--- EXTRACTED MATERIAL ---
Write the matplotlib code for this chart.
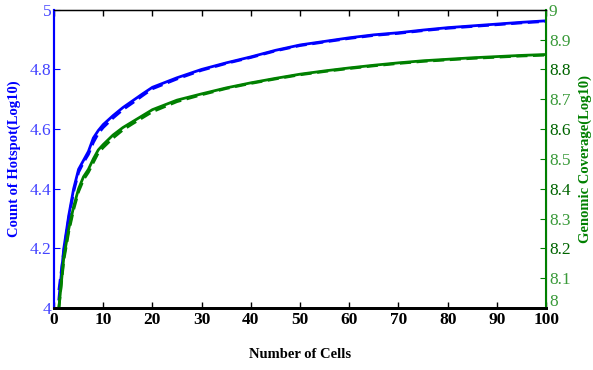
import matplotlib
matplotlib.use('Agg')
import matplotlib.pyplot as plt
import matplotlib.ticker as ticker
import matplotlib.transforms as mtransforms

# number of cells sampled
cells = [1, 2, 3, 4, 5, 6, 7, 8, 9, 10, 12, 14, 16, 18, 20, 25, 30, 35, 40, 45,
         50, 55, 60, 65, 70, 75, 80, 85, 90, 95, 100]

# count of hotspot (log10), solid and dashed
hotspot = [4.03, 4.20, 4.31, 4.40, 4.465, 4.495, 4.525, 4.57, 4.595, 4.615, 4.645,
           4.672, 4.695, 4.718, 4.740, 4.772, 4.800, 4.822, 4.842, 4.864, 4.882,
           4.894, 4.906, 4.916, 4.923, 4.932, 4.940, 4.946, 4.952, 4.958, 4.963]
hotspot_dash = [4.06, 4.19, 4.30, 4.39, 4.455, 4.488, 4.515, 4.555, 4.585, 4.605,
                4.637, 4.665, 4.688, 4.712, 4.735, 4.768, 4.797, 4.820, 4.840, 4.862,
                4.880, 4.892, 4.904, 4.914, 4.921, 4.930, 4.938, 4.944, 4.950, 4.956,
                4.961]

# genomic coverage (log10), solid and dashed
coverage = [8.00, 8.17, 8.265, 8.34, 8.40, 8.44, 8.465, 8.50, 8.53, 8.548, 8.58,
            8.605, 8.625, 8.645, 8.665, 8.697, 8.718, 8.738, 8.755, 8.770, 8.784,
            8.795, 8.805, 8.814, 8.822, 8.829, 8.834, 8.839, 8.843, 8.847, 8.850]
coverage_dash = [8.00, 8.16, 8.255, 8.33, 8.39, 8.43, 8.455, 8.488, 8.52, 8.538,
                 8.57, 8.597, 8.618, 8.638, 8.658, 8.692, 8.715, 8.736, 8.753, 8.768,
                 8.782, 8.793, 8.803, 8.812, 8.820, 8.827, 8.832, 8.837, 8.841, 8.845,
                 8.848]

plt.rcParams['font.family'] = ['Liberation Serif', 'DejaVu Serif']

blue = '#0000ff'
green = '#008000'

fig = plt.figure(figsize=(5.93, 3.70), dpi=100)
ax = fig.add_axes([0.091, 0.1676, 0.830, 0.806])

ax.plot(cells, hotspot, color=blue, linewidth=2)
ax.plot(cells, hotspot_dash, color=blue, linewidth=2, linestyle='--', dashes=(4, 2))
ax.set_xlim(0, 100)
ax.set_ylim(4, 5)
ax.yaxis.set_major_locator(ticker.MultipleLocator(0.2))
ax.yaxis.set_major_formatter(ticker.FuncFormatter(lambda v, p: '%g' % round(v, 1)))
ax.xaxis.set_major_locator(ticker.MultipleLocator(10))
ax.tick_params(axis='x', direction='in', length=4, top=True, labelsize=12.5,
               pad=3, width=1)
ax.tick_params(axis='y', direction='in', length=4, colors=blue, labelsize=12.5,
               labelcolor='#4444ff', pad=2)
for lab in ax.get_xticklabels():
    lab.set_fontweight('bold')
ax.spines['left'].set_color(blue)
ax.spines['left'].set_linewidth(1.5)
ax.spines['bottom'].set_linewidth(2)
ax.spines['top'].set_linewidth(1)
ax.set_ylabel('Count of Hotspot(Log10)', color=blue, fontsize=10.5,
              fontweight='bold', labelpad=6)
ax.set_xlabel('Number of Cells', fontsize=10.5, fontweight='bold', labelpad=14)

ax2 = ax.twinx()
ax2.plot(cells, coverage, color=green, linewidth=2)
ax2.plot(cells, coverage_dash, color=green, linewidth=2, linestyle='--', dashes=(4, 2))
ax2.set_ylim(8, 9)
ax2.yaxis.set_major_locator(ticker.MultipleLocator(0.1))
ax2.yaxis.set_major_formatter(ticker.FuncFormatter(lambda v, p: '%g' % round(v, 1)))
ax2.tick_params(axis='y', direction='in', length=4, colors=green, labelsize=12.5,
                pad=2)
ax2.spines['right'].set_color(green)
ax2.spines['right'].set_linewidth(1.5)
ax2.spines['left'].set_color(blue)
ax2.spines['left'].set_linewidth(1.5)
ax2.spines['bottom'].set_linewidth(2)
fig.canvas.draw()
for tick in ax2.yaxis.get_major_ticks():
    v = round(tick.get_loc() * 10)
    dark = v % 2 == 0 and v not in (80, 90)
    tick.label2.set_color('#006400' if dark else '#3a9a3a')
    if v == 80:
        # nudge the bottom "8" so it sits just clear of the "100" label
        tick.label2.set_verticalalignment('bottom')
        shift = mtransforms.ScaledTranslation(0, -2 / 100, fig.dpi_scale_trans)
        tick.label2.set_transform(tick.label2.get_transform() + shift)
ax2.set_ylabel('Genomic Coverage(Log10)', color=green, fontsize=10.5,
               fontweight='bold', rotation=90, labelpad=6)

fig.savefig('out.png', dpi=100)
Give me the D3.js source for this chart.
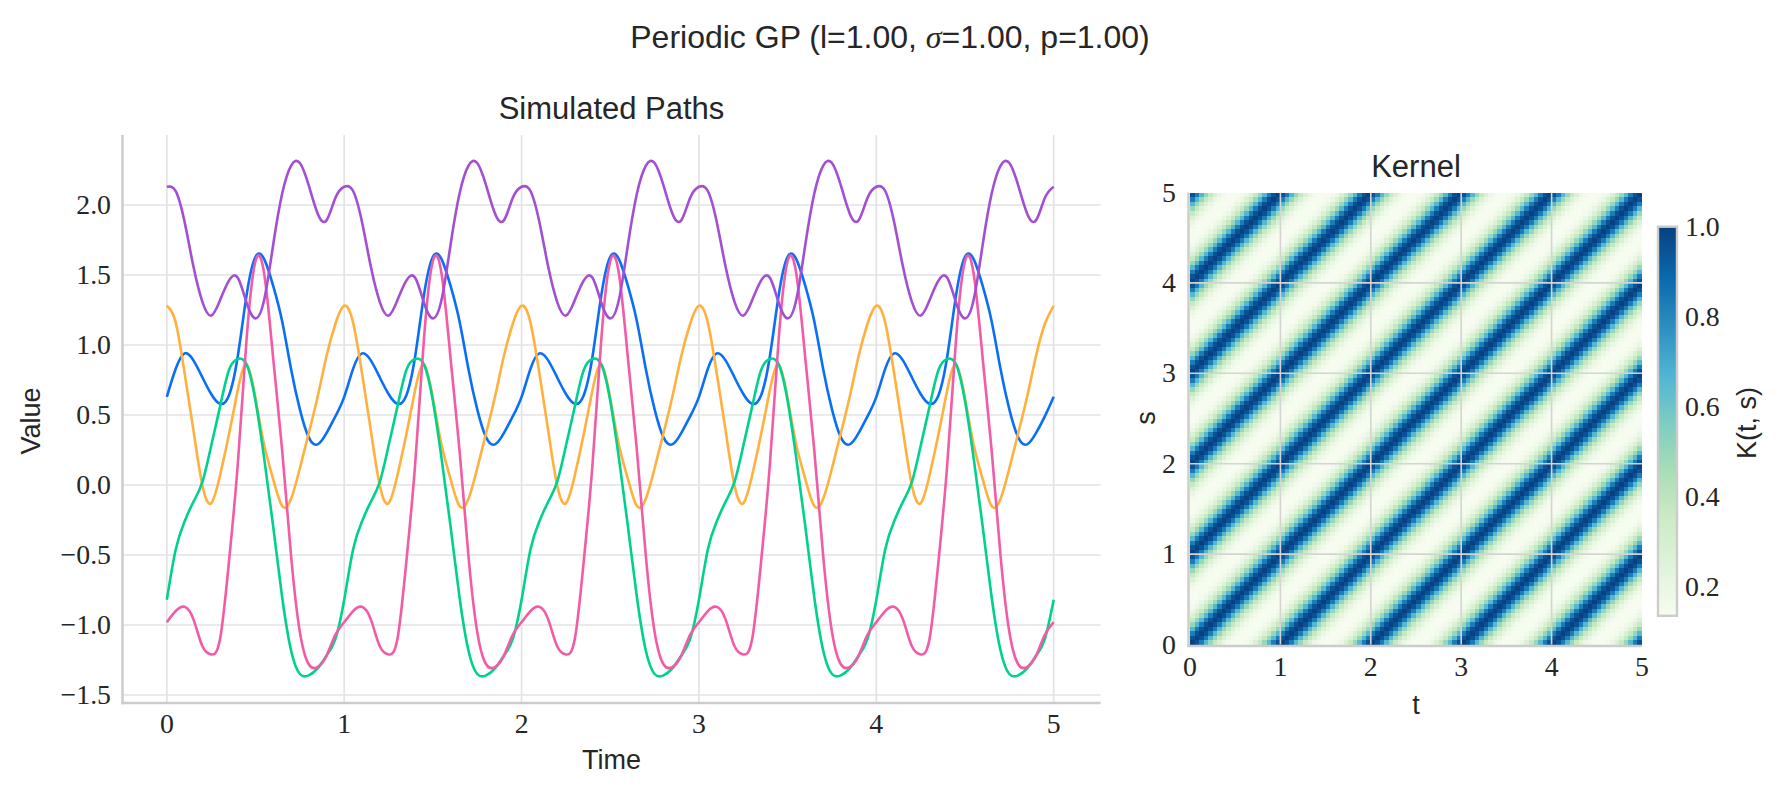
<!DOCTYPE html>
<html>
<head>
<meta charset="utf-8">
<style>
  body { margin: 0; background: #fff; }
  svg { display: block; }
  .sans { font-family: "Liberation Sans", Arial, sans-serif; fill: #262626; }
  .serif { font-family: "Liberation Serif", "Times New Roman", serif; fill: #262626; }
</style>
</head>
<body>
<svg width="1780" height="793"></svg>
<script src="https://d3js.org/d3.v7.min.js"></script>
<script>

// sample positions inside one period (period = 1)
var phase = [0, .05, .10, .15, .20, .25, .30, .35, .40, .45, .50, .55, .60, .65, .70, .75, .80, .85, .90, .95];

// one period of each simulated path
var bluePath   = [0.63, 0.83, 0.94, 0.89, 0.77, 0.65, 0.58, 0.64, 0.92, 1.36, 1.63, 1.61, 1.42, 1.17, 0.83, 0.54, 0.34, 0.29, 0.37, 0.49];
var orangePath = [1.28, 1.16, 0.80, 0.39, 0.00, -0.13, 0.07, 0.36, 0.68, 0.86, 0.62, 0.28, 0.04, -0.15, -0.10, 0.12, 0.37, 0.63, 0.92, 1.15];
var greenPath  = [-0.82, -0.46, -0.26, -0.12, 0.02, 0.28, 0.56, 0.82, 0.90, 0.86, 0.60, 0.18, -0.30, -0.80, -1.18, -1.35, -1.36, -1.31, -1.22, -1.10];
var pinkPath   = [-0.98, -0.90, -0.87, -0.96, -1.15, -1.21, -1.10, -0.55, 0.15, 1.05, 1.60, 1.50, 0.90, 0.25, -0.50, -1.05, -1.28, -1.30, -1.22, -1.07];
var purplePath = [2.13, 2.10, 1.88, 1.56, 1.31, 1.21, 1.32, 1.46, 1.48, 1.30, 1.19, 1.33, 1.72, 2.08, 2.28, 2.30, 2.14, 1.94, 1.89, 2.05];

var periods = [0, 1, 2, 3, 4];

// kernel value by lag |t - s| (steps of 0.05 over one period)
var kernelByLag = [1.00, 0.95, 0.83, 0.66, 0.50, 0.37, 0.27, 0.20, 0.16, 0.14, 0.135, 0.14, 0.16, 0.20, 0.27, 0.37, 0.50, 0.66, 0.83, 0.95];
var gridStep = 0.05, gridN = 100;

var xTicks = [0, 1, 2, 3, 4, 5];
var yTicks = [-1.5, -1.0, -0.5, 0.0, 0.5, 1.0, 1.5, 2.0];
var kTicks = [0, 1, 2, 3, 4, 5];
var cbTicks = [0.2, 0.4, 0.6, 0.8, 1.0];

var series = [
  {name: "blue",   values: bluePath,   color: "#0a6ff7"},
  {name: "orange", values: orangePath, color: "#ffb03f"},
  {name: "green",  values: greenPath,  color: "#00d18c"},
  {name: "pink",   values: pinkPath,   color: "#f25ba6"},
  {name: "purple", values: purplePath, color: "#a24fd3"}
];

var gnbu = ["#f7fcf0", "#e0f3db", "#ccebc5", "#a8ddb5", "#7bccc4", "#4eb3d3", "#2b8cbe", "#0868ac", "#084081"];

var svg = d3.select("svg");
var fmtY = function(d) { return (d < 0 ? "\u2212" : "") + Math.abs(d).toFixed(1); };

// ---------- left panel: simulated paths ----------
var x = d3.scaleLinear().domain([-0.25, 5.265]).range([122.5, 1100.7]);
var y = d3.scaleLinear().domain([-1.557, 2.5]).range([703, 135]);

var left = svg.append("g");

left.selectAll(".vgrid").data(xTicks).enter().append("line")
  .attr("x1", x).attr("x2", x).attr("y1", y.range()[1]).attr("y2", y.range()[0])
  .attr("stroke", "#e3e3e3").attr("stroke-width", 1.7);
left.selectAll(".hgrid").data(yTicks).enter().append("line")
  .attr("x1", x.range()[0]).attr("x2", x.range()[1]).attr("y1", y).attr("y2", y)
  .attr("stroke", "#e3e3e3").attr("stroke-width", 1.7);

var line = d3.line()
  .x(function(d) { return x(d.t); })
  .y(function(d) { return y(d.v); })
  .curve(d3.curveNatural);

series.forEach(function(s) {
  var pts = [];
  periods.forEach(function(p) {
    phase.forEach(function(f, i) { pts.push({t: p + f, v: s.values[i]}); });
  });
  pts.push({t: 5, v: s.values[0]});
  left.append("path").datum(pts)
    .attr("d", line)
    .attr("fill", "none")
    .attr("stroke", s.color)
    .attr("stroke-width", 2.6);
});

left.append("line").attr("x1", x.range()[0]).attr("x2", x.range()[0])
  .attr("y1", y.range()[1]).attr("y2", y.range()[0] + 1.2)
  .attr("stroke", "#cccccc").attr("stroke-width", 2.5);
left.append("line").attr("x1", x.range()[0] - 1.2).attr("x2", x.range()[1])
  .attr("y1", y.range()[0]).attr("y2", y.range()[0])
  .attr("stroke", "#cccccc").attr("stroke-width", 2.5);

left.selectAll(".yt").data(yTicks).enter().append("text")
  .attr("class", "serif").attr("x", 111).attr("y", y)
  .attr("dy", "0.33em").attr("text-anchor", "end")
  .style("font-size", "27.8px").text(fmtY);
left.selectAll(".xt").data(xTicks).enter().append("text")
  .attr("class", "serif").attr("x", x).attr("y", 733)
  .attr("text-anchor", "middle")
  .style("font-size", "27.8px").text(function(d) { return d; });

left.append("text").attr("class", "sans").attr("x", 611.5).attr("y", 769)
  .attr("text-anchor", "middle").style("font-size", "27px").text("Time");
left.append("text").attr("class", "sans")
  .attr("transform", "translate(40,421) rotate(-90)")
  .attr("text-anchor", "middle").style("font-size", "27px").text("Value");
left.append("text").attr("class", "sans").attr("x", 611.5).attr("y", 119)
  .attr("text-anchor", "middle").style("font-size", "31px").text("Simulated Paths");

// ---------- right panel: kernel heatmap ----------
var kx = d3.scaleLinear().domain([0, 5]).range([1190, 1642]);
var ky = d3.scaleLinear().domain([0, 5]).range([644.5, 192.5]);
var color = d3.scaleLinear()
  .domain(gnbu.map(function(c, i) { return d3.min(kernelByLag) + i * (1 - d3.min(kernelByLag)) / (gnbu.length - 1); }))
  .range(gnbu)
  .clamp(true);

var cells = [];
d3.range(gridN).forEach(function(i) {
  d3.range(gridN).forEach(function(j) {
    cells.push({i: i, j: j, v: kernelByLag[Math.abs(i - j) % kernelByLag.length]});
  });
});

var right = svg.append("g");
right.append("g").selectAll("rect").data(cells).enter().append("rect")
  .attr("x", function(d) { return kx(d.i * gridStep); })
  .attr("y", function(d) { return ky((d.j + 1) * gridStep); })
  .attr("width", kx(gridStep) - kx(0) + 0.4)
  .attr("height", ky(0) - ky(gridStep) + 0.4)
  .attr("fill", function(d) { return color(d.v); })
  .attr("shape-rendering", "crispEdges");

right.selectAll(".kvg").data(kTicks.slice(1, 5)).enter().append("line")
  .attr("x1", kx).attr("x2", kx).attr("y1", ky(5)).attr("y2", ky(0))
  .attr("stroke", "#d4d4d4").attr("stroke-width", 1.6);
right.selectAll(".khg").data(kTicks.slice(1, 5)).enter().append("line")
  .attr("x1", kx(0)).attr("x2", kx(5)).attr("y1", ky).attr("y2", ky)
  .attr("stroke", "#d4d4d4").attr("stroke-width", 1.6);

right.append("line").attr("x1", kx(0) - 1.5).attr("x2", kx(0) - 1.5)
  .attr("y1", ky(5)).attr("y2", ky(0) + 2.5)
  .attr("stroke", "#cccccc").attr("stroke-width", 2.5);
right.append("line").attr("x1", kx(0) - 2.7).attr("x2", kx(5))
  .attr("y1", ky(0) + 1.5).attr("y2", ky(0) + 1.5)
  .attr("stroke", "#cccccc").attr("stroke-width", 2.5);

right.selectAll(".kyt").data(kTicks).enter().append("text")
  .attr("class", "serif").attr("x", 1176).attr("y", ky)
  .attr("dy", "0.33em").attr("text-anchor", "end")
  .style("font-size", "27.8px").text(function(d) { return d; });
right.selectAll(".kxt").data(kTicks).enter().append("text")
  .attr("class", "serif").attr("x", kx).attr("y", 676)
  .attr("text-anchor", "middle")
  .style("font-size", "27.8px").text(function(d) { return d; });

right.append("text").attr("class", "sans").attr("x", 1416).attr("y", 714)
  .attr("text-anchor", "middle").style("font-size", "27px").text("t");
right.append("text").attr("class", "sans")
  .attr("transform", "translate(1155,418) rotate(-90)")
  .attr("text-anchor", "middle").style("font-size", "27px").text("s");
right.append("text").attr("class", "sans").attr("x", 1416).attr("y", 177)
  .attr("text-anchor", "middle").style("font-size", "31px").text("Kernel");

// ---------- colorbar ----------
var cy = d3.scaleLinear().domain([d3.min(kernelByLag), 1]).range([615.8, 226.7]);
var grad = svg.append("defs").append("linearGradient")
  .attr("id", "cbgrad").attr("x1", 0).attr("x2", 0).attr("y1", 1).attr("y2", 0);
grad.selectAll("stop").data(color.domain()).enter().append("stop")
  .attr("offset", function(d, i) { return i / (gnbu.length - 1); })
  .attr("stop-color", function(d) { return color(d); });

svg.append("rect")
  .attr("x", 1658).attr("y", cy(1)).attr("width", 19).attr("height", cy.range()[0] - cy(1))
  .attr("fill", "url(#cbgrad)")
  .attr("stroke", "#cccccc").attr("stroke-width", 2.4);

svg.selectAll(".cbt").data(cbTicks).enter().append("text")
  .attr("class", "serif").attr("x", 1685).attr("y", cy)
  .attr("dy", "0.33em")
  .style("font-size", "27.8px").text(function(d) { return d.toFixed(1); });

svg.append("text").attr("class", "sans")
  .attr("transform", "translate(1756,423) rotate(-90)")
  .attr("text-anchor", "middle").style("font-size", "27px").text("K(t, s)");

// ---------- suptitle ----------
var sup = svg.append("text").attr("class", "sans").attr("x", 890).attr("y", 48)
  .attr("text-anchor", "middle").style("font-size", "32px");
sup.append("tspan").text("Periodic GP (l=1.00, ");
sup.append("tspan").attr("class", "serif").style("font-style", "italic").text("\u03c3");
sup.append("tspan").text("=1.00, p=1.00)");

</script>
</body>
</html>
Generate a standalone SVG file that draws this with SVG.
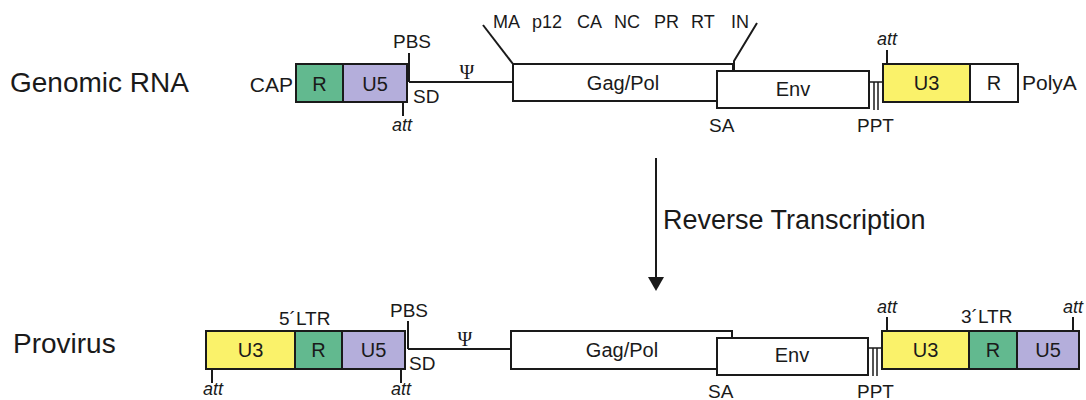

--- SHORT TASK ---
Please quote the lines of the material, beginning with the first and ending with the one that contains "50, 55, 60, 65, 70, 75, 80, 85, 90, 95, 100]", exactly as written and without any pictures.

--- SOLVED PROBLEM ---
Write the matplotlib code for this chart.
import matplotlib
matplotlib.use('Agg')
import matplotlib.pyplot as plt
import matplotlib.ticker as ticker
import matplotlib.transforms as mtransforms

# number of cells sampled
cells = [1, 2, 3, 4, 5, 6, 7, 8, 9, 10, 12, 14, 16, 18, 20, 25, 30, 35, 40, 45,
         50, 55, 60, 65, 70, 75, 80, 85, 90, 95, 100]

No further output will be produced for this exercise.